La Digue

One of the smallest countries in the world, the Seychelles is an archipelago of 115 islands nestled in the Indian Ocean. While each island harnesses a unique personality, they all share breathtaking scenery, gleaming turquoise waters, and a beautiful home for both nature and animals.

La Digue is a lively and bustling island surrounded by beautiful beaches. Many locals live and work here and exude an energetic personality that parallels the dynamism, vibrancy and beauty of the island.
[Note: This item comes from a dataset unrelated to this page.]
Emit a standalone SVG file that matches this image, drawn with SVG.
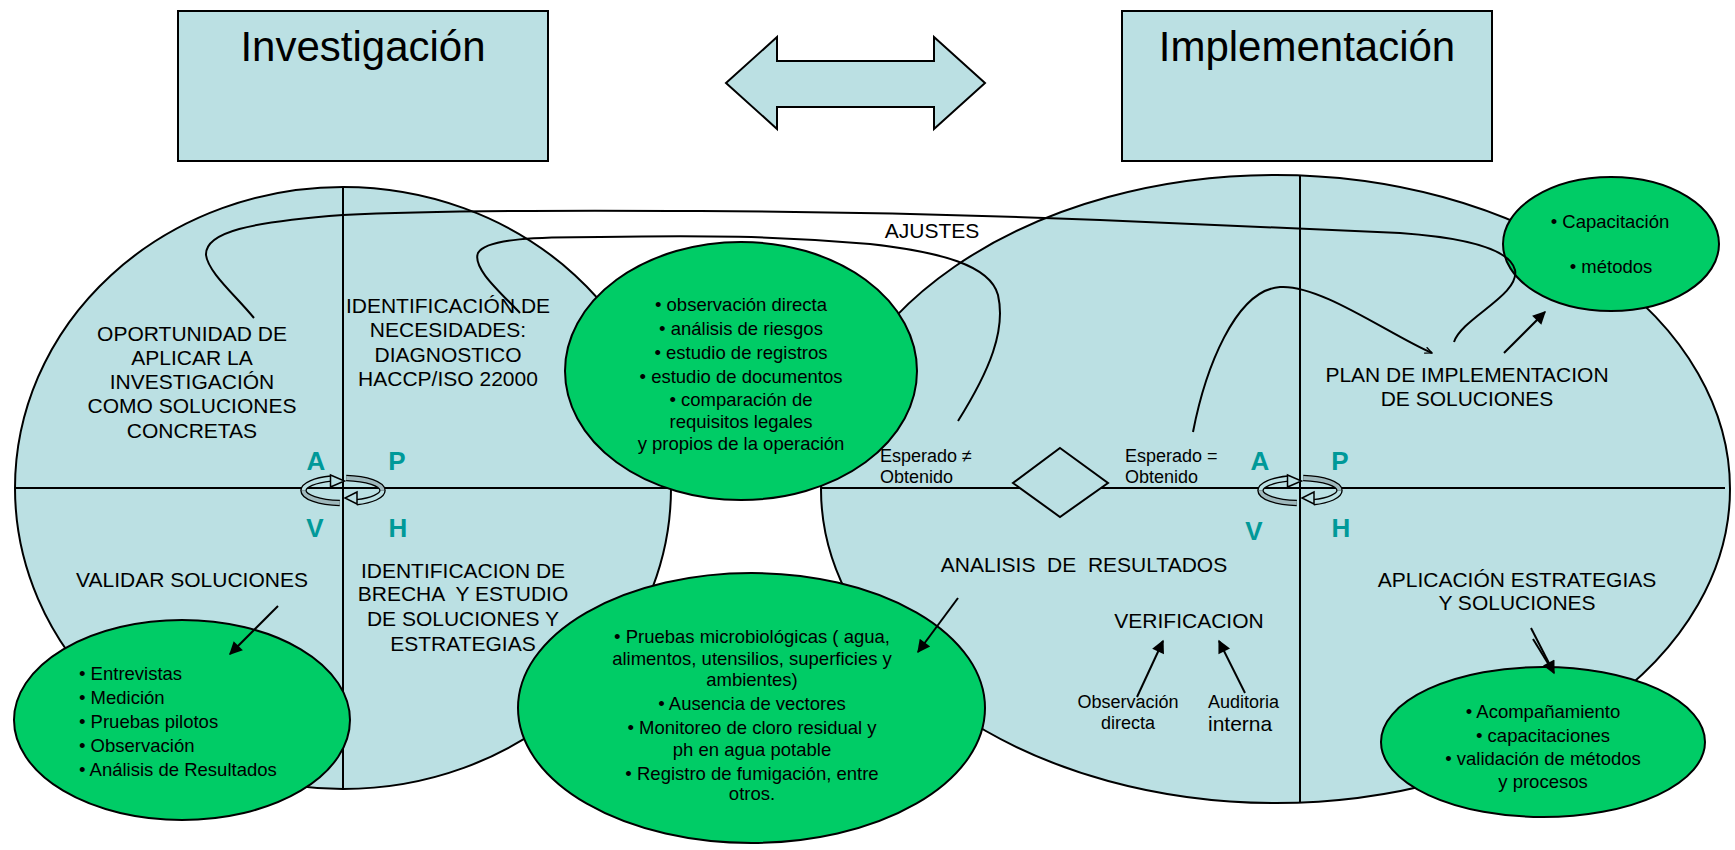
<svg xmlns="http://www.w3.org/2000/svg" width="1735" height="850" viewBox="0 0 1735 850">
<defs>
<style>
text{font-family:'Liberation Sans',Arial,sans-serif;fill:#000}
.c{text-anchor:middle}
.f42{font-size:42px}
.f21{font-size:21px}
.f18{font-size:18.5px}
.f17{font-size:18px}
.pdca{font-size:26px;font-weight:bold;fill:#009999;text-anchor:middle}
.lb{fill:#BBE0E3;stroke:#000;stroke-width:2}
.gr{fill:#00CC66;stroke:#000;stroke-width:2}
.ln{stroke:#000;stroke-width:2;fill:none}
.cn{stroke:#000;stroke-width:2;fill:none}
.ar{stroke:#000;stroke-width:2;fill:none;marker-end:url(#ah)}
</style>
<marker id="ah" viewBox="0 0 10 10" refX="9" refY="5" markerWidth="15" markerHeight="13" markerUnits="userSpaceOnUse" orient="auto">
<path d="M0,0 L10,5 L0,10 z" fill="#000"/>
</marker>
<marker id="ao" viewBox="0 0 10 10" refX="9" refY="5" markerWidth="9" markerHeight="8" markerUnits="userSpaceOnUse" orient="auto">
<path d="M0,1 L9,5 L0,9" fill="none" stroke="#000" stroke-width="1.6"/>
</marker>
<g id="cyc">
<path d="M-3.2,13 A39.5,12.5 0 0 1 -39.5,0.5 A39.5,12.5 0 0 1 -12,-11.4" fill="none" stroke="#000" stroke-width="6.5"/>
<path d="M3.2,-12 A39.5,12.5 0 0 1 39.5,0.5 A39.5,12.5 0 0 1 13.5,12.2" fill="none" stroke="#000" stroke-width="6.5"/>
<path d="M-3.2,13 A39.5,12.5 0 0 1 -39.5,0.5" fill="none" stroke="#9FB8BC" stroke-width="3.8"/>
<path d="M-39.5,0.5 A39.5,12.5 0 0 1 -12,-11.4" fill="none" stroke="#BBE0E3" stroke-width="3.8"/>
<path d="M3.2,-12 A39.5,12.5 0 0 1 39.5,0.5" fill="none" stroke="#9FB8BC" stroke-width="3.8"/>
<path d="M39.5,0.5 A39.5,12.5 0 0 1 13.5,12.2" fill="none" stroke="#BBE0E3" stroke-width="3.8"/>
<polygon points="-12.5,-15 1.5,-9 -12.5,-3" fill="#BBE0E3" stroke="#000" stroke-width="1.5"/>
<polygon points="14,2 2,8 14,14" fill="#BBE0E3" stroke="#000" stroke-width="1.5"/>
</g>
</defs>
<rect width="1735" height="850" fill="#fff"/>

<g id="box-investigacion">
<rect class="lb" x="178" y="11" width="370" height="150"/>
<text class="c f42" x="363" y="61">Investigación</text>
</g>
<g id="box-implementacion">
<rect class="lb" x="1122" y="11" width="370" height="150"/>
<text class="c f42" x="1307" y="61">Implementación</text>
</g>
<g id="double-arrow">
<polygon class="lb" points="726,83 777,37 777,61 934,61 934,37 985,83 934,129 934,107 777,107 777,129"/>
</g>

<g id="ciclo-investigacion">
<ellipse class="lb" cx="343" cy="488" rx="328" ry="301"/>
<line class="ln" x1="15" y1="488" x2="671" y2="488"/>
<line class="ln" x1="343" y1="187" x2="343" y2="789"/>
<text class="c f21" x="192" y="340.5">OPORTUNIDAD DE</text>
<text class="c f21" x="192" y="364.5">APLICAR LA</text>
<text class="c f21" x="192" y="388.5">INVESTIGACIÓN</text>
<text class="c f21" x="192" y="412.5">COMO SOLUCIONES</text>
<text class="c f21" x="192" y="437.5">CONCRETAS</text>
<text class="c f21" x="448" y="312.5">IDENTIFICACIÓN DE</text>
<text class="c f21" x="448" y="336.5">NECESIDADES:</text>
<text class="c f21" x="448" y="361.5">DIAGNOSTICO</text>
<text class="c f21" x="448" y="385.5">HACCP/ISO 22000</text>
<text class="c f21" x="192" y="586.5">VALIDAR SOLUCIONES</text>
<text class="c f21" x="463" y="577.5">IDENTIFICACION DE</text>
<text class="c f21" x="463" y="600.5" xml:space="preserve">BRECHA  Y ESTUDIO</text>
<text class="c f21" x="463" y="625.5">DE SOLUCIONES Y</text>
<text class="c f21" x="463" y="650.5">ESTRATEGIAS</text>
<text class="pdca" x="316" y="470">A</text>
<text class="pdca" x="397" y="470">P</text>
<text class="pdca" x="315" y="537">V</text>
<text class="pdca" x="398" y="537">H</text>
<use href="#cyc" transform="translate(343,490)"/>
</g>

<g id="ciclo-implementacion">
<ellipse class="lb" cx="1275.5" cy="489" rx="454.5" ry="314"/>
<line class="ln" x1="821" y1="488" x2="1725" y2="488"/>
<line class="ln" x1="1300" y1="176" x2="1300" y2="802"/>
<text class="f17" x="880" y="461.5">Esperado ≠</text>
<text class="f17" x="880" y="482.5">Obtenido</text>
<text class="f17" x="1125" y="461.5">Esperado =</text>
<text class="f17" x="1125" y="482.5">Obtenido</text>
<text class="c f21" x="1084" y="571.5" xml:space="preserve">ANALISIS  DE  RESULTADOS</text>
<text class="c f21" x="1189" y="627.5">VERIFICACION</text>
<text class="c f17" x="1128" y="707.5">Observación</text>
<text class="c f17" x="1128" y="728.5">directa</text>
<text class="f17" x="1208" y="707.5">Auditoria</text>
<text class="f21" x="1208" y="730.5">interna</text>
<text class="c f21" x="1467" y="381.5">PLAN DE IMPLEMENTACION</text>
<text class="c f21" x="1467" y="405.5">DE SOLUCIONES</text>
<text class="c f21" x="1517" y="586.5">APLICACIÓN ESTRATEGIAS</text>
<text class="c f21" x="1517" y="609.5">Y SOLUCIONES</text>
<text class="pdca" x="1260" y="470">A</text>
<text class="pdca" x="1340" y="470">P</text>
<text class="pdca" x="1254" y="540">V</text>
<text class="pdca" x="1341" y="537">H</text>
<use href="#cyc" transform="translate(1300,490)"/>
</g>

<g id="decision">
<polygon class="lb" points="1060,448 1108,483 1060,517 1013,483"/>
</g>

<g id="diagnostico">
<ellipse class="gr" cx="741" cy="371" rx="176" ry="129"/>
<text class="c f18" x="741" y="310.6">• observación directa</text>
<text class="c f18" x="741" y="334.6">• análisis de riesgos</text>
<text class="c f18" x="741" y="358.6">• estudio de registros</text>
<text class="c f18" x="741" y="382.6">• estudio de documentos</text>
<text class="c f18" x="741" y="405.6">• comparación de</text>
<text class="c f18" x="741" y="427.6">requisitos legales</text>
<text class="c f18" x="741" y="449.6">y propios de la operación</text>
</g>

<g id="pruebas">
<ellipse class="gr" cx="751.5" cy="708" rx="233.5" ry="135"/>
<text class="c f18" x="752" y="642.6">• Pruebas microbiológicas ( agua,</text>
<text class="c f18" x="752" y="664.6">alimentos, utensilios, superficies y</text>
<text class="c f18" x="752" y="685.6">ambientes)</text>
<text class="c f18" x="752" y="709.6">• Ausencia de vectores</text>
<text class="c f18" x="752" y="733.6">• Monitoreo de cloro residual y</text>
<text class="c f18" x="752" y="755.6">ph en agua potable</text>
<text class="c f18" x="752" y="779.6">• Registro de fumigación, entre</text>
<text class="c f18" x="752" y="799.6">otros.</text>
</g>

<g id="validacion">
<ellipse class="gr" cx="182" cy="720" rx="168" ry="100"/>
<text class="f18" x="79" y="679.6">• Entrevistas</text>
<text class="f18" x="79" y="703.6">• Medición</text>
<text class="f18" x="79" y="727.6">• Pruebas pilotos</text>
<text class="f18" x="79" y="751.6">• Observación</text>
<text class="f18" x="79" y="775.6">• Análisis de Resultados</text>
</g>

<g id="capacitacion">
<ellipse class="gr" cx="1611" cy="244" rx="108" ry="67"/>
<text class="c f18" x="1610" y="227.6">• Capacitación</text>
<text class="c f18" x="1611" y="272.6">• métodos</text>
</g>

<g id="acompanamiento">
<ellipse class="gr" cx="1543" cy="742" rx="162" ry="75"/>
<text class="c f18" x="1543" y="717.6">• Acompañamiento</text>
<text class="c f18" x="1543" y="741.6">• capacitaciones</text>
<text class="c f18" x="1543" y="764.6">• validación de métodos</text>
<text class="c f18" x="1543" y="787.6">y procesos</text>
</g>

<g id="connectors">
<path class="cn" d="M254,318 C235,295 208,272 206,255 C205,232 250,222 343,215 C420,211 550,210 700,211 C850,212 1000,216 1100,220 C1200,224 1300,228 1400,233 C1470,238 1510,250 1515,270 C1520,295 1462,318 1454,342"/>
<path class="cn" d="M520,313 C500,292 472,268 478,253 C486,238 540,237 600,237 C700,235 780,236 870,244 C940,252 990,265 998,295 C1006,330 990,370 958,421"/>
<text class="c f21" x="932" y="237.5">AJUSTES</text>
<path class="cn" d="M1193,432 C1205,370 1235,290 1280,287 C1320,284 1390,335 1432,353" marker-end="url(#ao)"/>
<line class="ar" x1="1504" y1="353" x2="1545" y2="312"/>
<line class="ar" x1="278" y1="606" x2="230" y2="654"/>
<line class="ar" x1="958" y1="598" x2="918" y2="652"/>
<line class="ar" x1="1137" y1="697" x2="1163" y2="641"/>
<line class="ar" x1="1245" y1="693" x2="1219" y2="641"/>
<line class="ar" x1="1531" y1="628" x2="1554" y2="673"/>
<line class="cn" x1="1533" y1="639" x2="1549" y2="665"/>
</g>
</svg>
Vehicles are not allowed on the island, with the exception of those exclusively for commercial use. Bicycles are the main mode of transportation and favored by both locals and tourists alike. Dozens of colorful rental stores line the street. If a bicycle ride does not suit you, you can hop on an ox cart if you are lucky enough to catch one heading in your direction!

La Digue is an oval shaped island, with one main road running along the perimeter of the island. This makes exploring easy, for you can hop from beach to beach by simply following the main path.

The main road of La Digue is called La Passe. Wide and curvy, the road runs along the perimeter of the island and also through the main town.

Our hotel was situated towards the East of La Digue, so my husband and I ventured North our first day and explored several beaches, discovering that each is completely distinct from one another.

Anse Severe: Upon entering our first stop, Anse Severe, we walked along the sand to discover a giant tortoise! The tortoise, lying in the sand a couple of feet away, appeared as perfectly normal to be there as anyone else lying on the beach. It was the perfect image of coexistence between animals and humans. I firmly believe this natural duality is one of the most incredible experiences you can get from visiting the Seychelles.

Anse Patates: Our next stop was a nearby beach called Anse Patates. Large, plump rocks and boulders scattered this beach and appeared to look like – you guessed it – potatoes! This beach was truly beautiful. However, it was quite rocky and not ideal for swimming. It is often subject to high tides, leaving little to no room to stand by its shores. We were lucky to visit this beach at the right time and explore its many nooks.

Beautiful boulders surrounding Anse Patates in La Digue.

Grand Anse, Petite Anse, and Anse Coco: The following day, we visited three large beaches near the Southern tip of La Digue: Grand Anse, Petite Anse, and Anse Coco. The latter two beaches cannot be accessed without first entering the first, Grand Anse. Below are detailed directions on how to access all three beaches.

After a fun bicycle ride through leafy paths, we entered the vast and beautiful Grand Anse. The currents here were very strong, and it was not recommended to swim.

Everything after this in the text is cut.